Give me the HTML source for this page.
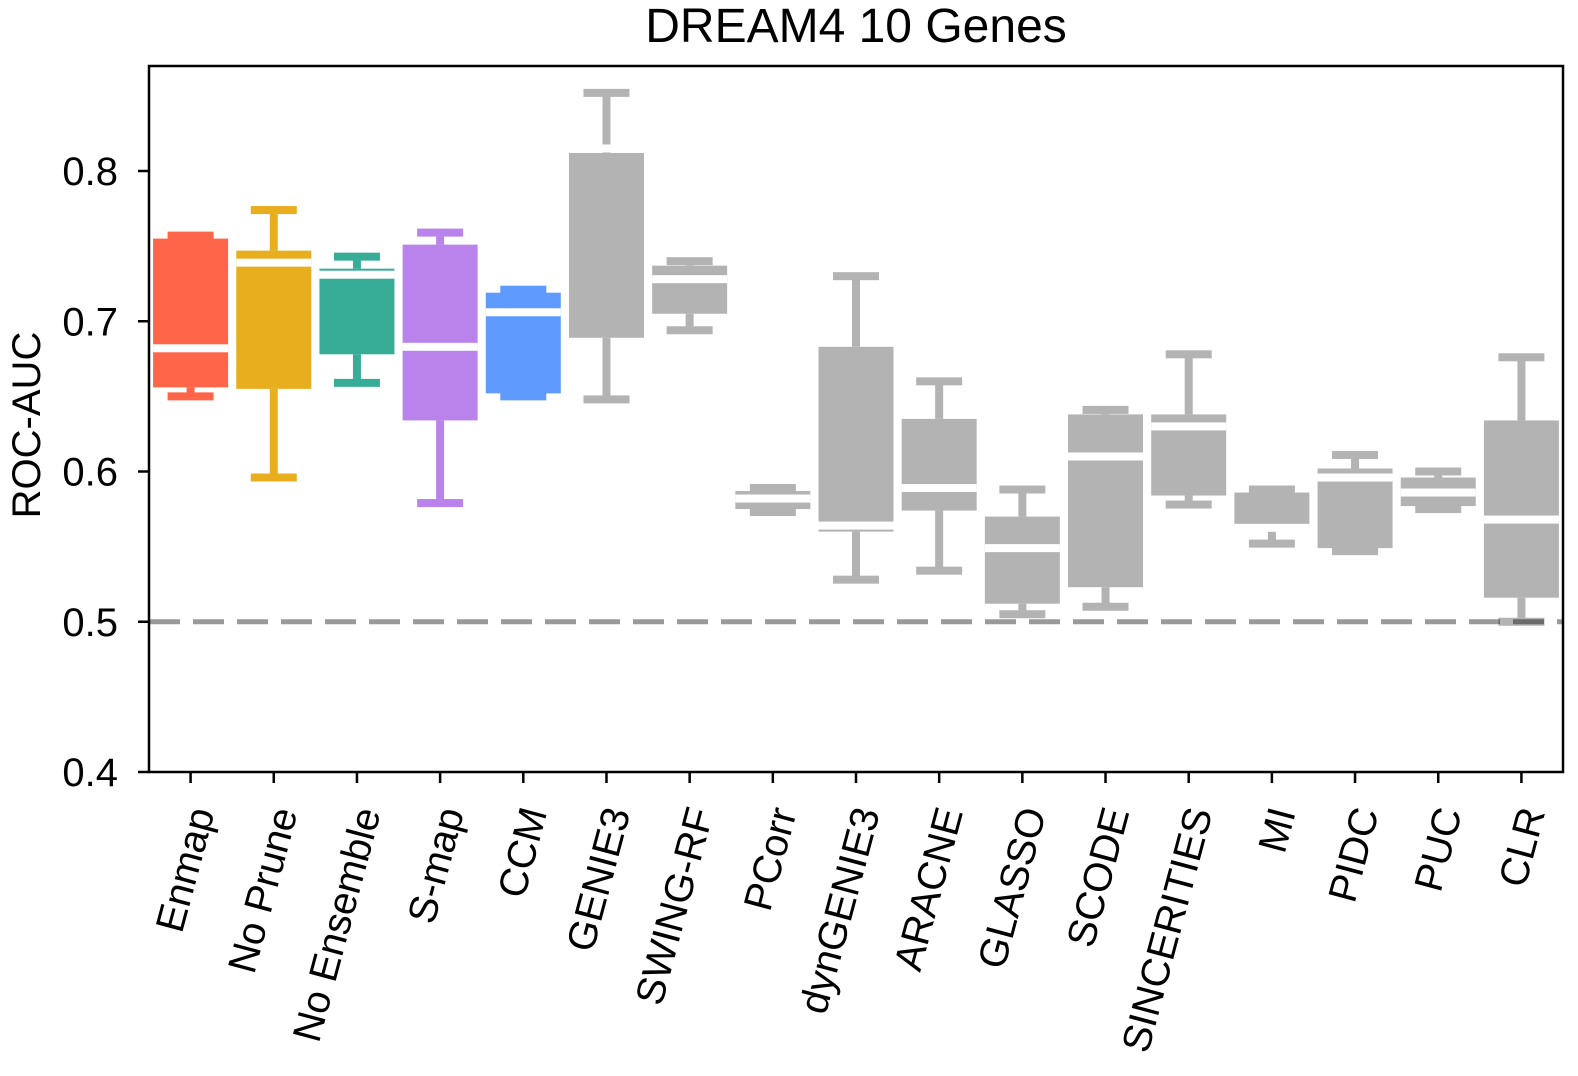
<!DOCTYPE html>
<html><head><meta charset="utf-8"><style>
html,body{margin:0;padding:0;background:#fff;}
svg{display:block;font-family:"Liberation Sans",sans-serif;}
</style></head><body>
<svg id="chart" width="1578" height="1076">
<text x="856" y="42" font-size="48" text-anchor="middle">DREAM4 10 Genes</text>
<text transform="translate(40,425) rotate(-90)" font-size="40" text-anchor="middle">ROC-AUC</text>
<g id="marks"></g>
<g id="axes"></g>
</svg>
<script>
const categories = ["Enmap","No Prune","No Ensemble","S-map","CCM","GENIE3","SWING-RF","PCorr","dynGENIE3","ARACNE","GLASSO","SCODE","SINCERITIES","MI","PIDC","PUC","CLR"];
const mins    = [0.650,0.596,0.659,0.579,0.650,0.648,0.694,0.573,0.528,0.534,0.505,0.510,0.578,0.552,0.547,0.575,0.500];
const q1s     = [0.656,0.655,0.678,0.634,0.652,0.689,0.705,0.575,0.560,0.574,0.512,0.523,0.584,0.5615,0.549,0.577,0.516];
const medians = [0.682,0.739,0.731,0.683,0.706,0.815,0.728,0.582,0.564,0.589,0.549,0.610,0.630,0.5625,0.596,0.586,0.568];
const q3s     = [0.755,0.747,0.735,0.751,0.719,0.812,0.737,0.587,0.683,0.635,0.570,0.638,0.638,0.586,0.602,0.596,0.634];
const maxs    = [0.757,0.774,0.743,0.759,0.721,0.852,0.740,0.589,0.730,0.660,0.588,0.641,0.678,0.588,0.611,0.600,0.676];
const colors  = ["#FF6549","#E8AE1D","#37AD98","#B983EB","#5F9BFE","#B3B3B3","#B3B3B3","#B3B3B3","#B3B3B3","#B3B3B3","#B3B3B3","#B3B3B3","#B3B3B3","#B3B3B3","#B3B3B3","#B3B3B3","#B3B3B3"];
const yTicks = [0.4,0.5,0.6,0.7,0.8];
const yTickLabels = ["0.4","0.5","0.6","0.7","0.8"];
const baseline = 0.5;

const L=149,R=1563,T=66,B=772;
const yMin=0.4,yMax=0.8;
function y(v){return B-(v-yMin)*(772-171)/(yMax-yMin);}
const step=(R-L)/categories.length;
function x(i){return L+step*(i+0.5);}
const NS="http://www.w3.org/2000/svg";
const marks=document.getElementById('marks');
const axes=document.getElementById('axes');
function mk(tag,attrs,parent){const e=document.createElementNS(NS,tag);for(const k in attrs)e.setAttribute(k,attrs[k]);parent.appendChild(e);return e;}

const BW=75,CW=46,WW=8,CH=8,MH=8;
categories.forEach((c,i)=>{
  const cx=x(i),col=colors[i];
  const g=mk('g',{},marks);
  
  
  const wu=mk('rect',{x:cx-WW/2,y:y(maxs[i]),width:WW,height:Math.max(0,y(q3s[i])-y(maxs[i])),fill:col},g);
  
  
  const wl=mk('rect',{x:cx-WW/2,y:y(q1s[i]),width:WW,height:Math.max(0,y(mins[i])-y(q1s[i])),fill:col},g);
  
  
  const cu=mk('rect',{x:cx-CW/2,y:y(maxs[i])-CH/2,width:CW,height:CH,fill:col},g);
  
  
  const cl=mk('rect',{x:cx-CW/2,y:y(mins[i])-CH/2,width:CW,height:CH,fill:col},g);
  
  
  const bx=mk('rect',{x:cx-BW/2,y:y(q3s[i]),width:BW,height:Math.max(1,y(q1s[i])-y(q3s[i])),fill:col},g);
  
  
  const md=mk('rect',{x:cx-BW/2,y:y(medians[i])-MH/2,width:BW,height:MH,fill:'#fff'},g);
  
  
});
const bl=mk('line',{x1:L,x2:R,y1:y(baseline),y2:y(baseline),stroke:'rgba(0,0,0,0.4)','stroke-width':5,'stroke-dasharray':'31 13'},marks);



const fr=mk('rect',{x:L,y:T,width:R-L,height:B-T,fill:'none',stroke:'#000','stroke-width':2.5},axes);


yTicks.forEach((v,i)=>{
  const t=mk('line',{x1:L-11,x2:L,y1:y(v),y2:y(v),stroke:'#000','stroke-width':2.5},axes);
  
  
  const lb=mk('text',{x:L-31,y:y(v)+14,'font-size':40,'text-anchor':'end'},axes);
  lb.textContent=yTickLabels[i];
  
  
});
categories.forEach((c,i)=>{
  const t=mk('line',{x1:x(i),x2:x(i),y1:B,y2:B+11,stroke:'#000','stroke-width':2.5},axes);
  
  
  const lb=mk('text',{transform:`translate(${x(i)+24},${B+40}) rotate(-75)`,'font-size':40,'text-anchor':'end'},axes);
  lb.textContent=c;
  
  
});
</script>
</body></html>
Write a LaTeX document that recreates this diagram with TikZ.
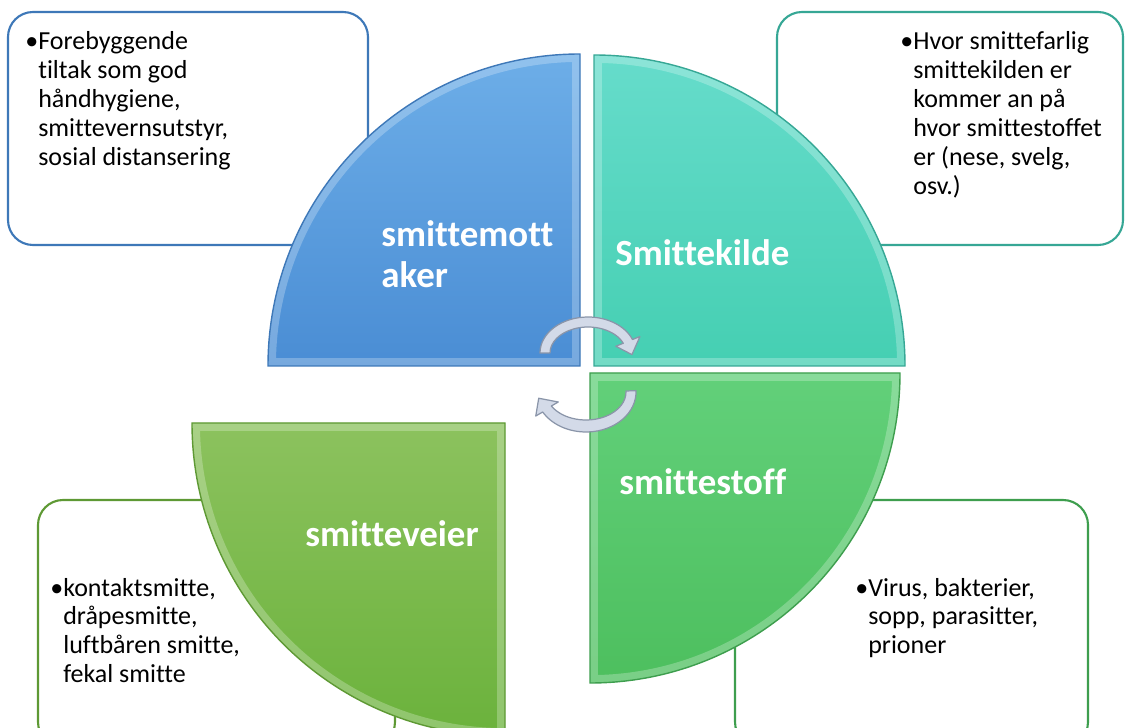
\documentclass[tikz,border=0pt]{standalone}
\usepackage{fontspec}
\setmainfont{Carlito}[Ligatures=NoCommon]
\usetikzlibrary{calc}

\definecolor{blueTop}{HTML}{6DAEE8}
\definecolor{blueBot}{HTML}{4A8DD4}
\definecolor{blueLine}{HTML}{3E78B8}
\definecolor{tealTop}{HTML}{66DCCB}
\definecolor{tealBot}{HTML}{45CFB2}
\definecolor{tealLine}{HTML}{36A795}
\definecolor{stoffTop}{HTML}{62D07A}
\definecolor{stoffBot}{HTML}{4DBF5E}
\definecolor{stoffLine}{HTML}{3E9E4E}
\definecolor{veiTop}{HTML}{8CC25E}
\definecolor{veiBot}{HTML}{6BB23C}
\definecolor{veiLine}{HTML}{5E9934}
\definecolor{arrowfill}{HTML}{D3DAE8}
\definecolor{arrowline}{HTML}{8A95A9}

\tikzset{
  infobox/.style={fill=white, line width=1.2pt, rounded corners=0.5cm},
  boxtext/.style={anchor=base west, inner sep=0pt, font=\fontsize{14.8}{16.4}\selectfont},
  sectortext/.style={anchor=base west, inner sep=0pt, text=white, font=\fontsize{21}{22.8}\selectfont\bfseries},
  bevel/.style={draw=white, draw opacity=0.25, line width=9pt},
  rim/.style={line width=0.8pt},
  cyclearrow/.style={fill=arrowfill, draw=arrowline, line width=0.7pt, line join=round},
}

\begin{document}
\begin{tikzpicture}[x=0.02cm, y=0.02cm]
  \useasboundingbox (0,0) rectangle (1125,727);
  \clip (0,0) rectangle (1125,727);

  % text boxes behind the circle
  \draw[infobox, draw=blueLine] (8,482) rectangle (368,715);
  \draw[infobox, draw=tealLine] (777,482) rectangle (1123,715);
  \draw[infobox, draw=veiLine] (38,-20) rectangle (395,227);
  \draw[infobox, draw=stoffLine] (735,-20) rectangle (1088,227);

  \node[boxtext] (tiltak) at (25,677) {\begin{tabular}[t]{@{}l@{}l@{}}
    •&Forebyggende\\ &tiltak som god\\ &håndhygiene,\\ &smittevernsutstyr,\\ &sosial distansering
  \end{tabular}};
  \node[boxtext] (farlig) at (900,677) {\begin{tabular}[t]{@{}l@{}l@{}}
    •&Hvor smittefarlig\\ &smittekilden er\\ &kommer an på\\ &hvor smittestoffet\\ &er (nese, svelg,\\ &osv.)
  \end{tabular}};
  \node[boxtext] (veiliste) at (50,131) {\begin{tabular}[t]{@{}l@{}l@{}}
    •&kontaktsmitte,\\ &dråpesmitte,\\ &luftbåren smitte,\\ &fekal smitte
  \end{tabular}};
  \node[boxtext] (agens) at (855,131) {\begin{tabular}[t]{@{}l@{}l@{}}
    •&Virus, bakterier,\\ &sopp, parasitter,\\ &prioner
  \end{tabular}};

  % four quarters
  \begin{scope}
    \clip (580,361) -- (268,361) arc[start angle=180, end angle=90, radius=312] -- cycle;
    \shade[top color=blueTop, bottom color=blueBot] (580,361) -- (268,361) arc[start angle=180, end angle=90, radius=312] -- cycle;
    \draw[bevel] (580,361) -- (268,361) arc[start angle=180, end angle=90, radius=312] -- cycle;
  \end{scope}
  \draw[rim, draw=blueLine] (580,361) -- (268,361) arc[start angle=180, end angle=90, radius=312] -- cycle;

  \begin{scope}
    \clip (594,361) -- (594,672) arc[start angle=90, end angle=0, radius=311] -- cycle;
    \shade[top color=tealTop, bottom color=tealBot] (594,361) -- (594,672) arc[start angle=90, end angle=0, radius=311] -- cycle;
    \draw[bevel] (594,361) -- (594,672) arc[start angle=90, end angle=0, radius=311] -- cycle;
  \end{scope}
  \draw[rim, draw=tealLine] (594,361) -- (594,672) arc[start angle=90, end angle=0, radius=311] -- cycle;

  \begin{scope}
    \clip (590,354) -- (900,354) arc[start angle=0, end angle=-90, radius=310] -- cycle;
    \shade[top color=stoffTop, bottom color=stoffBot] (590,354) -- (900,354) arc[start angle=0, end angle=-90, radius=310] -- cycle;
    \draw[bevel] (590,354) -- (900,354) arc[start angle=0, end angle=-90, radius=310] -- cycle;
  \end{scope}
  \draw[rim, draw=stoffLine] (590,354) -- (900,354) arc[start angle=0, end angle=-90, radius=310] -- cycle;

  \begin{scope}
    \clip (505,304) -- (505,-9) arc[start angle=-90, end angle=-180, radius=313] -- cycle;
    \shade[top color=veiTop, bottom color=veiBot] (505,304) -- (505,-9) arc[start angle=-90, end angle=-180, radius=313] -- cycle;
    \draw[bevel] (505,304) -- (505,-9) arc[start angle=-90, end angle=-180, radius=313] -- cycle;
  \end{scope}
  \draw[rim, draw=veiLine] (505,304) -- (505,-9) arc[start angle=-90, end angle=-180, radius=313] -- cycle;

  \node[sectortext] (mottaker) at (381,480) {\begin{tabular}[t]{@{}l@{}}smittemott\\aker\end{tabular}};
  \node[sectortext] (kilde) at (615,461) {Smittekilde};
  \node[sectortext] (stoff) at (619,233) {smittestoff};
  \node[sectortext] (veier) at (305,181) {smitteveier};

  % cycle arrows in the middle
  \coordinate (upc) at (588,374);
  \coordinate (lowc) at (586,335);
  \filldraw[cyclearrow] ($(upc)+(180:48 and 36)$) arc[start angle=180, end angle=22, x radius=48, y radius=36]
    -- ($(upc)+(22:56 and 44)$) -- ($(upc)+(-3:44 and 31)$) -- ($(upc)+(22:30 and 18)$)
    -- ($(upc)+(22:38 and 26)$) arc[start angle=22, end angle=180, x radius=38, y radius=26] -- cycle;
  \filldraw[cyclearrow] ($(lowc)+(2:50 and 40)$) arc[start angle=2, end angle=-150, x radius=50, y radius=40]
    -- ($(lowc)+(-150:58 and 48)$) -- ($(lowc)+(-170:48 and 36)$) -- ($(lowc)+(-150:32 and 20)$)
    -- ($(lowc)+(-150:40 and 28)$) arc[start angle=-150, end angle=2, x radius=40, y radius=28] -- cycle;
\end{tikzpicture}
\end{document}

________________

In the listing above, find the line with "Write a LaTeX" and the line with "(735,-20) rectangle (1088,227);". Copy exactly those lines and all between them, minus the images.

Write a LaTeX document that recreates this diagram with TikZ.
\documentclass[tikz,border=0pt]{standalone}
\usepackage{fontspec}
\setmainfont{Carlito}[Ligatures=NoCommon]
\usetikzlibrary{calc}

\definecolor{blueTop}{HTML}{6DAEE8}
\definecolor{blueBot}{HTML}{4A8DD4}
\definecolor{blueLine}{HTML}{3E78B8}
\definecolor{tealTop}{HTML}{66DCCB}
\definecolor{tealBot}{HTML}{45CFB2}
\definecolor{tealLine}{HTML}{36A795}
\definecolor{stoffTop}{HTML}{62D07A}
\definecolor{stoffBot}{HTML}{4DBF5E}
\definecolor{stoffLine}{HTML}{3E9E4E}
\definecolor{veiTop}{HTML}{8CC25E}
\definecolor{veiBot}{HTML}{6BB23C}
\definecolor{veiLine}{HTML}{5E9934}
\definecolor{arrowfill}{HTML}{D3DAE8}
\definecolor{arrowline}{HTML}{8A95A9}

\tikzset{
  infobox/.style={fill=white, line width=1.2pt, rounded corners=0.5cm},
  boxtext/.style={anchor=base west, inner sep=0pt, font=\fontsize{14.8}{16.4}\selectfont},
  sectortext/.style={anchor=base west, inner sep=0pt, text=white, font=\fontsize{21}{22.8}\selectfont\bfseries},
  bevel/.style={draw=white, draw opacity=0.25, line width=9pt},
  rim/.style={line width=0.8pt},
  cyclearrow/.style={fill=arrowfill, draw=arrowline, line width=0.7pt, line join=round},
}

\begin{document}
\begin{tikzpicture}[x=0.02cm, y=0.02cm]
  \useasboundingbox (0,0) rectangle (1125,727);
  \clip (0,0) rectangle (1125,727);

  % text boxes behind the circle
  \draw[infobox, draw=blueLine] (8,482) rectangle (368,715);
  \draw[infobox, draw=tealLine] (777,482) rectangle (1123,715);
  \draw[infobox, draw=veiLine] (38,-20) rectangle (395,227);
  \draw[infobox, draw=stoffLine] (735,-20) rectangle (1088,227);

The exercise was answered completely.